Here it is an adjective, not an adverb.
It describes pandehåret, so it agrees with that noun:
- Pandehåret er langt.
It may look like an adverb to an English speaker, but in this sentence it is an adjective used after er.
What does for mean here?
Here for means too, not English for.
So:
- for langt = too long
- meget langt = very long
That is an important difference:
- meget langt = long, and perhaps impressively so
- for langt = longer than wanted or appropriate
What does er blevet mean?
Er blevet is the perfect tense of blive, which often means become or get.
So:
- er blevet for langt = has become too long / has gotten too long
The sentence is talking about a change over time: it was acceptable before, but now it is too long.
Why is it er blevet and not har blevet?
Because blive normally forms its perfect tense with er.
So the correct form is:
- er blevet
This is similar to how some other Germanic languages use be with verbs of change or movement. In this sentence, blive expresses a change of state, so er blevet is the normal form.
Why doesn’t the sentence say mit pandehår?
Danish often uses the definite form where English might prefer a possessive in context.
So:
- Pandehåret er blevet for langt. can naturally mean My bangs have gotten too long, if it is obvious whose fringe is being talked about.

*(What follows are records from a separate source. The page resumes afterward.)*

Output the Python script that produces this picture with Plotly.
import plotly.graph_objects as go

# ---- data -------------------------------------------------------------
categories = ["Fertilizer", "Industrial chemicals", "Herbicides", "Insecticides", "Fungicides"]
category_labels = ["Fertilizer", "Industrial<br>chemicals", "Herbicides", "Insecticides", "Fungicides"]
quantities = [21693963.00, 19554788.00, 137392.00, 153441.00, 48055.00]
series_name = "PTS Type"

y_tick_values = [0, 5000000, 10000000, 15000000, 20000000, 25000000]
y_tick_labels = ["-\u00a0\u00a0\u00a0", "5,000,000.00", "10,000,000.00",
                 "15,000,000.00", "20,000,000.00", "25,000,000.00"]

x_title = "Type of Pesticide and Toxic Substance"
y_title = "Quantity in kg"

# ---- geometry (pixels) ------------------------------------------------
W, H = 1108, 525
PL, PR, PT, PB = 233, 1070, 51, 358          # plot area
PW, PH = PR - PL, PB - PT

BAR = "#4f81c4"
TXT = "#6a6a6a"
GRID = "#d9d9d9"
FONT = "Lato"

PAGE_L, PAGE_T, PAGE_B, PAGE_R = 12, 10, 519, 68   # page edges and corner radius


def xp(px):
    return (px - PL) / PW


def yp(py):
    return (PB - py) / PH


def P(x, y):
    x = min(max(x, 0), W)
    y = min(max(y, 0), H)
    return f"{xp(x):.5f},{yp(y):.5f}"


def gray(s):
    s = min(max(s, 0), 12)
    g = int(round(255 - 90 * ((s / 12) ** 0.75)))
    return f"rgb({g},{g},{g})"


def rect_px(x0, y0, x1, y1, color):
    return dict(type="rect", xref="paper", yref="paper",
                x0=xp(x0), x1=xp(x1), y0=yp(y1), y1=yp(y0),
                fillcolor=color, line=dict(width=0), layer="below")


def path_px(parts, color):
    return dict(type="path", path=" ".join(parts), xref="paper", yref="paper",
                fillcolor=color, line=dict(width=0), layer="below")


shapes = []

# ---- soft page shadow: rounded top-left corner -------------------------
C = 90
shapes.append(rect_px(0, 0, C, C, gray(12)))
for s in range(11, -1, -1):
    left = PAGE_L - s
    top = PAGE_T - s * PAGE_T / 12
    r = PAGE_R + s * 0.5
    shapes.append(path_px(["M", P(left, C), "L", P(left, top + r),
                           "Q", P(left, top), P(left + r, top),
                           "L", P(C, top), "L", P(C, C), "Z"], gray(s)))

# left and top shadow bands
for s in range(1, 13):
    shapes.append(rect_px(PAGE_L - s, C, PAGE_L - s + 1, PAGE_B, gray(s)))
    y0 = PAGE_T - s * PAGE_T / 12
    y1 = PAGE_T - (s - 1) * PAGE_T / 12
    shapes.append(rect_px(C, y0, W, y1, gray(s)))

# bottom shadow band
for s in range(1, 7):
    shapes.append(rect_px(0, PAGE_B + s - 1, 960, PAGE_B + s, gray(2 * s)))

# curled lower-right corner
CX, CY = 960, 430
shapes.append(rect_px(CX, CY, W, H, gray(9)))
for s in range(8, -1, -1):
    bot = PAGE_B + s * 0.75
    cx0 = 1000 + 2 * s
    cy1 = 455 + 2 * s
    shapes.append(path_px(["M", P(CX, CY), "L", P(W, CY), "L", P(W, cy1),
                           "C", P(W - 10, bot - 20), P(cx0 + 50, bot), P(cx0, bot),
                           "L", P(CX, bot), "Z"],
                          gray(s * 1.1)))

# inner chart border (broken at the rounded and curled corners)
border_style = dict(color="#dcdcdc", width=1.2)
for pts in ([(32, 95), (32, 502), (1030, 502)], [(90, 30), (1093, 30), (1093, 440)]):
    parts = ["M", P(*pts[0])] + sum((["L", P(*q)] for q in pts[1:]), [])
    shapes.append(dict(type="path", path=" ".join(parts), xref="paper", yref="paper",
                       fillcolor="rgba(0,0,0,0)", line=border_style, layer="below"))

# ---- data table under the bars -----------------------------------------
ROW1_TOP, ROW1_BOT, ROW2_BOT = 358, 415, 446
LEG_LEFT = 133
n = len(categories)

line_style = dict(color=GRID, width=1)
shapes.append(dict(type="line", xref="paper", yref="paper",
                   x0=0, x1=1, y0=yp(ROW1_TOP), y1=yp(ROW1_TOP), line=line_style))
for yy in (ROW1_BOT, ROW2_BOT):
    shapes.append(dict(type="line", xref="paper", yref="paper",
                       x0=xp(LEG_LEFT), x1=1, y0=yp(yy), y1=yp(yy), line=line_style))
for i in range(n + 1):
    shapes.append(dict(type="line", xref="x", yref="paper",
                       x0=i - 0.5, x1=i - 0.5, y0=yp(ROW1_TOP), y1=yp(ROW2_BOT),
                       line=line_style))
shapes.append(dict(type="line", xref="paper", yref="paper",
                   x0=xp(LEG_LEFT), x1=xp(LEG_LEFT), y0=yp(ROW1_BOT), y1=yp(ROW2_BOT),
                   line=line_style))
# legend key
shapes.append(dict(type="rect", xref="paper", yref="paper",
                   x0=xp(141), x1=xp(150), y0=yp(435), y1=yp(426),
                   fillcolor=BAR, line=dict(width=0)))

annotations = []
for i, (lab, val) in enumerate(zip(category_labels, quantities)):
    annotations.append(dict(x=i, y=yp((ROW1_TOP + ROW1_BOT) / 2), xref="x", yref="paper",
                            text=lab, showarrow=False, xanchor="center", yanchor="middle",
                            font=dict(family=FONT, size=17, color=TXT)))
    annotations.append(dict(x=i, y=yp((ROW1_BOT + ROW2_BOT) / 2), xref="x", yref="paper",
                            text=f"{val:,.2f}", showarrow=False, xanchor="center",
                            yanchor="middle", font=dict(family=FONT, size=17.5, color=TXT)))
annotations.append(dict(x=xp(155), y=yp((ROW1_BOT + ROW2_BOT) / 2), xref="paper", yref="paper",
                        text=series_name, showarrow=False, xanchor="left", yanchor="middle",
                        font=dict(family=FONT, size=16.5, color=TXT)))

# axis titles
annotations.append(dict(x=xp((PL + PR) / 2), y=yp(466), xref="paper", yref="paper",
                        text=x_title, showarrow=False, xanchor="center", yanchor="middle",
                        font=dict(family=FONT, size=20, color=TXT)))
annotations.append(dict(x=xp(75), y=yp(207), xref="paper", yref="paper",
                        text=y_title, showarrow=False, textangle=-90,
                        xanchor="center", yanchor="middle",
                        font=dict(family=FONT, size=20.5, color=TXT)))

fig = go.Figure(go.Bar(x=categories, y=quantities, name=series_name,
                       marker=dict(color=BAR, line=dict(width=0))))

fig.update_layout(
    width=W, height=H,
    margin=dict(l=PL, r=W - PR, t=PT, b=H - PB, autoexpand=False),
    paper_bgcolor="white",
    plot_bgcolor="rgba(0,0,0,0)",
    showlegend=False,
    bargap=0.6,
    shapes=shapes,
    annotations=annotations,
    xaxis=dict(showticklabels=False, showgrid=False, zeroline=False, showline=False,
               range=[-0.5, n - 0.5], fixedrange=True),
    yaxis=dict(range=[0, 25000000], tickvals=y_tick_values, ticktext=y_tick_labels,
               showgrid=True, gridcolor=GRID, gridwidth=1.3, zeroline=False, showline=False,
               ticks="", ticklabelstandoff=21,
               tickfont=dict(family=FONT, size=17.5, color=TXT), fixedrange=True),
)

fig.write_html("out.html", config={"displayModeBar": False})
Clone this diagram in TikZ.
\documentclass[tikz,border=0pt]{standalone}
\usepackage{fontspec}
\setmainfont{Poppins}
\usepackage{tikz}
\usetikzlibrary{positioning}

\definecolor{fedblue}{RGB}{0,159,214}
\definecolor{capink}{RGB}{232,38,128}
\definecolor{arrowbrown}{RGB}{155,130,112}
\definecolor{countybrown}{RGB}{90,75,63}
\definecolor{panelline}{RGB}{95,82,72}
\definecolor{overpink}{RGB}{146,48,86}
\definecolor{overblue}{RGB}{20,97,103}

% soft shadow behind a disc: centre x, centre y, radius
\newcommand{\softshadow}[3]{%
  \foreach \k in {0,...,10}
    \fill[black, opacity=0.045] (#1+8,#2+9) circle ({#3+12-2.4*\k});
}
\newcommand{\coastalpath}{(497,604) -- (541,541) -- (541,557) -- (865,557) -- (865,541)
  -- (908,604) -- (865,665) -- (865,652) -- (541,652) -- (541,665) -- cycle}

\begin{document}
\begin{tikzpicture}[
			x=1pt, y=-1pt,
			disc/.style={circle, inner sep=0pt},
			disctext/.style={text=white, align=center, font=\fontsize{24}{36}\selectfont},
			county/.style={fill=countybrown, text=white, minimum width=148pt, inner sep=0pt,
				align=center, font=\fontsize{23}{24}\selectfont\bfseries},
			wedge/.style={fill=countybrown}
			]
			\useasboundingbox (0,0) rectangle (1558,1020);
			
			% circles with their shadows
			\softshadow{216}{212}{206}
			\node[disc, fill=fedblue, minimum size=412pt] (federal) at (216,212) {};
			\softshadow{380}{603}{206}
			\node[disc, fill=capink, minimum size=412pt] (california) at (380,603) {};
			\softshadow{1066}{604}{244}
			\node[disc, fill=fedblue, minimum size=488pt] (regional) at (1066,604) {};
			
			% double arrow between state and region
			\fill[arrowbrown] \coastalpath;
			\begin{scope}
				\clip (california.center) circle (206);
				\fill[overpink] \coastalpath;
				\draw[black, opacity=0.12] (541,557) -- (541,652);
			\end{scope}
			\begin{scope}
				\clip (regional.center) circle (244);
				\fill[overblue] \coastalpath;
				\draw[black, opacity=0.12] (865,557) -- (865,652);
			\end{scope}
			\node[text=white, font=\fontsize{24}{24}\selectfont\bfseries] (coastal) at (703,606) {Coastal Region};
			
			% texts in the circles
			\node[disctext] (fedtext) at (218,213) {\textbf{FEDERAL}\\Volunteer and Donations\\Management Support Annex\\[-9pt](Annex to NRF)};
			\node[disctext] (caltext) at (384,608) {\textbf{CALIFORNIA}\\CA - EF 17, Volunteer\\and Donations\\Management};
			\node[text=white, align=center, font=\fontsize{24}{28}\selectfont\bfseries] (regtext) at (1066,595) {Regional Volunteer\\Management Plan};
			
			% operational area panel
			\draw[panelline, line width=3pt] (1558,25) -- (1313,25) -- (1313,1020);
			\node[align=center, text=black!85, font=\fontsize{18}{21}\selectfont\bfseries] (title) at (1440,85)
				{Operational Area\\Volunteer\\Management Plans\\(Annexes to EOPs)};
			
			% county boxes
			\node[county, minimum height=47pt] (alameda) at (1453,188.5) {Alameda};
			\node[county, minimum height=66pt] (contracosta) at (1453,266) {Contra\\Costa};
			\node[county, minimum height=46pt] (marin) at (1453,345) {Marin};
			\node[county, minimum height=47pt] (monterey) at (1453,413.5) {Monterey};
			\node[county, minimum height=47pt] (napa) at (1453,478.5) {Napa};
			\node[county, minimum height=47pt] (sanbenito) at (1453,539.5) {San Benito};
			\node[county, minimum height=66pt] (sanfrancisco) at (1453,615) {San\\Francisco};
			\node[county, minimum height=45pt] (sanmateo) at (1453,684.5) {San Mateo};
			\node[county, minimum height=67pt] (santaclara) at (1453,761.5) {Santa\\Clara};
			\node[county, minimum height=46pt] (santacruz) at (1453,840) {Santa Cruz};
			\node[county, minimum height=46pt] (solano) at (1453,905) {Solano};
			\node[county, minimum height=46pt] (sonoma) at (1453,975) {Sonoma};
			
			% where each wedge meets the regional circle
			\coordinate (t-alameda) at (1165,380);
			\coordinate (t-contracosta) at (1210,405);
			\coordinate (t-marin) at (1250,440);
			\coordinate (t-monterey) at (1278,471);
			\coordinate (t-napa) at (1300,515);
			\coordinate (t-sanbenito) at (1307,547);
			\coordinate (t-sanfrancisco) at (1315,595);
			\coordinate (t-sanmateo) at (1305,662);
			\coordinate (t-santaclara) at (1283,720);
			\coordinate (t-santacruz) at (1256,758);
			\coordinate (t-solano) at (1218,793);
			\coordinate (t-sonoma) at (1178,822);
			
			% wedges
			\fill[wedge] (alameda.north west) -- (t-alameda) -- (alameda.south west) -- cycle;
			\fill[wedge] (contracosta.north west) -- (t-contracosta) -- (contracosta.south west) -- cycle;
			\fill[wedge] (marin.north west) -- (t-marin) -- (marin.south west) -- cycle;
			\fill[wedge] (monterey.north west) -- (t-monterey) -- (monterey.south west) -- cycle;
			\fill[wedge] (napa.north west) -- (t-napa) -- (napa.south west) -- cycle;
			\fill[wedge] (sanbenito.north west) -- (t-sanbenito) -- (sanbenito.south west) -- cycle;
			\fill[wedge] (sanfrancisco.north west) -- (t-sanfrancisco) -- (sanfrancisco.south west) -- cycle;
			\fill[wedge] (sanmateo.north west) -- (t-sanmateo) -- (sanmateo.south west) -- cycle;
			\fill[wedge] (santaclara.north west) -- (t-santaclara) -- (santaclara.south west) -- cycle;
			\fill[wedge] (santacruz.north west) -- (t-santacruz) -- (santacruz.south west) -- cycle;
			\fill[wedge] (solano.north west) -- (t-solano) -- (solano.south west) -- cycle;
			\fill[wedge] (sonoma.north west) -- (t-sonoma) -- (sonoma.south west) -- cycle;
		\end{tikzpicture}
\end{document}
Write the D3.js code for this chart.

- Mit pandehår er blevet for langt. is also possible, and it makes the ownership explicit.
The version without mit sounds natural if the context already makes it clear.
What is the basic structure of the sentence?
It is a normal Danish main clause:
- Pandehåret = subject
- er = finite verb
- blevet = past participle
- for langt = complement
So the structure is basically:
subject + verb + participle + complement
Nothing unusual is happening with the word order here. It is a straightforward statement.
Could I translate the whole sentence as The bangs are too long?
You could, but it loses the idea of change.
- Pandehåret er for langt. = The bangs are too long.
- Pandehåret er blevet for langt. = The bangs have become too long / have gotten too long
So er blevet adds the sense that they were not too long before, but now they are.